Computer Associates has detailed its plan to integrate Java features into its flagship Unicenter TNG systems management product, and announced that its Web browser interface is going into beta.
The Web browser interface lets any Java-based browser act as a console for Unicenter. This means that browser users will be able to access all Unicenter functions from browsers, to monitor and remotely manage all the systems covered by Unicenter, says Russell Artzt, CA co-founder and vice president of research and development. Artzt spoke IT Forum conference held here this week
The browser interface will be in beta for about three or four months, Artzt says.
"It's the full-blown TNG interface," Artzt says, specifying that Unicenter's two-dimensional mapping as well as its three-dimensional VRML-based Real World interface will be displayed via Java browsers.
This also means that Unicenter users will able to remotely control via browsers any of the systems that Unicenter supports. Currently Unicenter manages about 40 platforms including desktops, Windows NT, Unix and NetWare environments. Today Java-based machines and applications are not on this list, but CA is working on a series of Java software agents that eventually will let Unicenter monitor and manage Java systems.
"CA is raising the bar for how [systems management] platforms deal with Java," says Richard Ptak, an analyst with consultancy D.H. Brown. "No other vendor has spoken about both monitoring and managing the full range of Java devices."
CA first announced plans for Java agents at the CA World users conference in July, but today officials have now laid out more specific plans. There will be three levels of management for Java-based systems, according to Anders Vinberg, CA senior vice president of development.
A Java systems agent, due out "imminently," will let Unicenter monitor and remotely manage Java-based servers and machines, according to Vinberg.
CA is also developing Unicenter APIs that will let third-party developers build Java application agents, which will give Unicenter remote control capabilities over specific applications at a very granular level, said Vinberg. This means, for example, that Unicenter will be able to backup individual file folders in specific applications, he said.

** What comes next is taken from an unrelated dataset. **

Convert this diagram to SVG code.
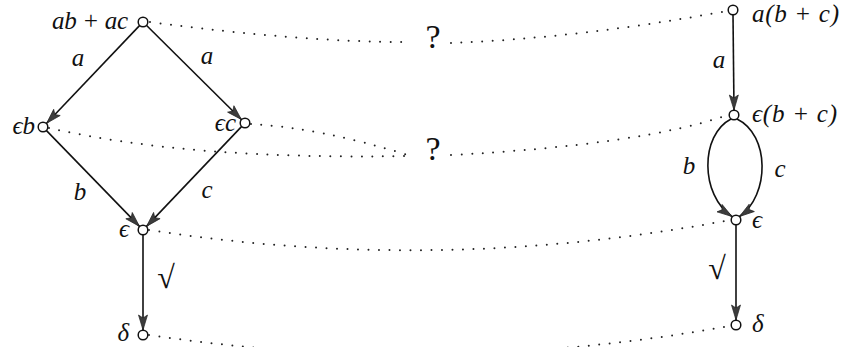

When this capability is released will depend in part when vendors working on JMAPI standards conclude their work, Vinberg said. But CA is willing to go ahead and offer Java application-agent APIs ahead of the JMAPI standards, if need be, and then adhere to the standards once they are set, Vinberg said. He would not commit to a specific date for a CA decision on the matter.
Finally, CA will also offer, probably before 1999, agents for the Java Virtual Machine, which will let Unicenter monitor and control Java operating systems events -such as multiple threads - at a very granular level, Vinberg says.